The New Job Description
A good job description can provide applicants with an accurate reflection of the work they are expected to perform and recruiters and interviewers with a guide to how each candidate should be evaluated. Traditionally, job descriptions used skills, duties, and responsibilities to define the job; however, today things are changing. As companies downsize, upsize, or rightsize, they are placing more emphasis on the worker, not just the work. It is more important than ever to have a flexible and multi-skilled workforce. No longer can employers depend solely on an employee’s skill level, but must also consider what characteristics and strengths they possess that can bring more value to the company.
Skills vs. Competencies….What’s the Difference?
So, what is the difference between skills and competencies? Well, let’s look at communication as an example. A person can become a good presenter through practice, learning from others, and education but in order to be a strong communicator, one must rely on a combination of skills PLUS behavior and knowledge. A person can learn how to be a good presenter but only a strong communicator has advanced language skills, the knowledge of diverse cultures, and behaves patiently when communicating. In short, skills are specific learned activities like mopping the floor, using a computer, and stocking merchandise, while competencies are skills + knowledge + behavior like problem solving, communication, or professionalism.

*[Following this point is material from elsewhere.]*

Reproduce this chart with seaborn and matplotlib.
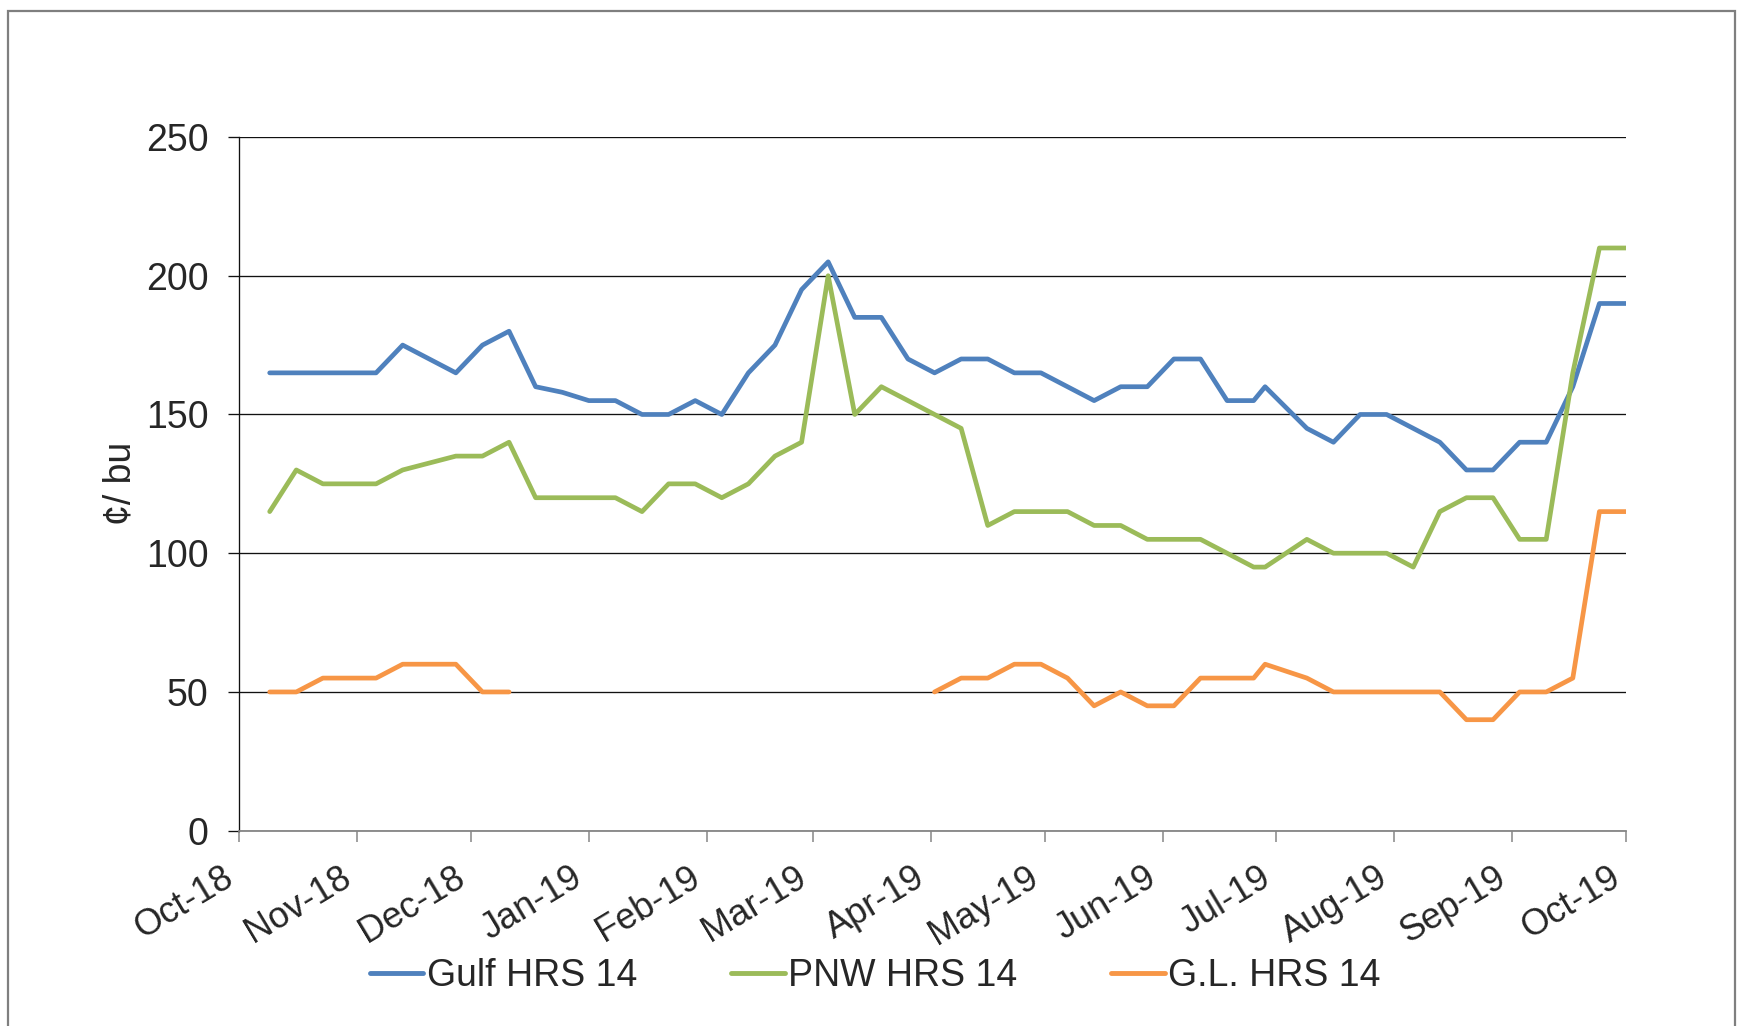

Why Aren’t More Companies Competency Based?
First of all, it can be time consuming. Skills are tangible and much easier to define while competencies are often broad and require more critical analysis. It is much easier to bullet point the skills of a job than it is to determine how the job contributes to the entire organization. Also, we’re just not used to it. As stated previously, traditional job descriptions largely focus on skills, education and experience. To switch gears after decades of treating job descriptions as a list of skills and requirements takes a lot of effort. Reteaching your team, and even yourself, to focus on the bigger picture takes time and practices. And lastly, we generally don't think of competencies as a facet of the job description but rather as a part of the performance review. However, waiting to evaluate competencies during the performance process might be too late. Including and evaluating competencies early in the recruitment and training processes will help you hire the right people and cultivate a more capable team.
It must be said that skills are still a very important part of a job description and can give managers, employees, and candidates a good idea of what is expected of them on a daily basis. But companies need to consider the numerous benefits of competency-based job descriptions. Competencies give employees and candidates a clearer picture of performance expectations and what they need to succeed in the job. They also give you a more efficient way to evaluate job applicants and decrease the chance you’ll hire the wrong person for the job. Regardless of what model you ultimately choose for your job descriptions, it is important to note that there is a difference between skills and competencies and a better understanding of the difference may lead to a clearer, more defined job description.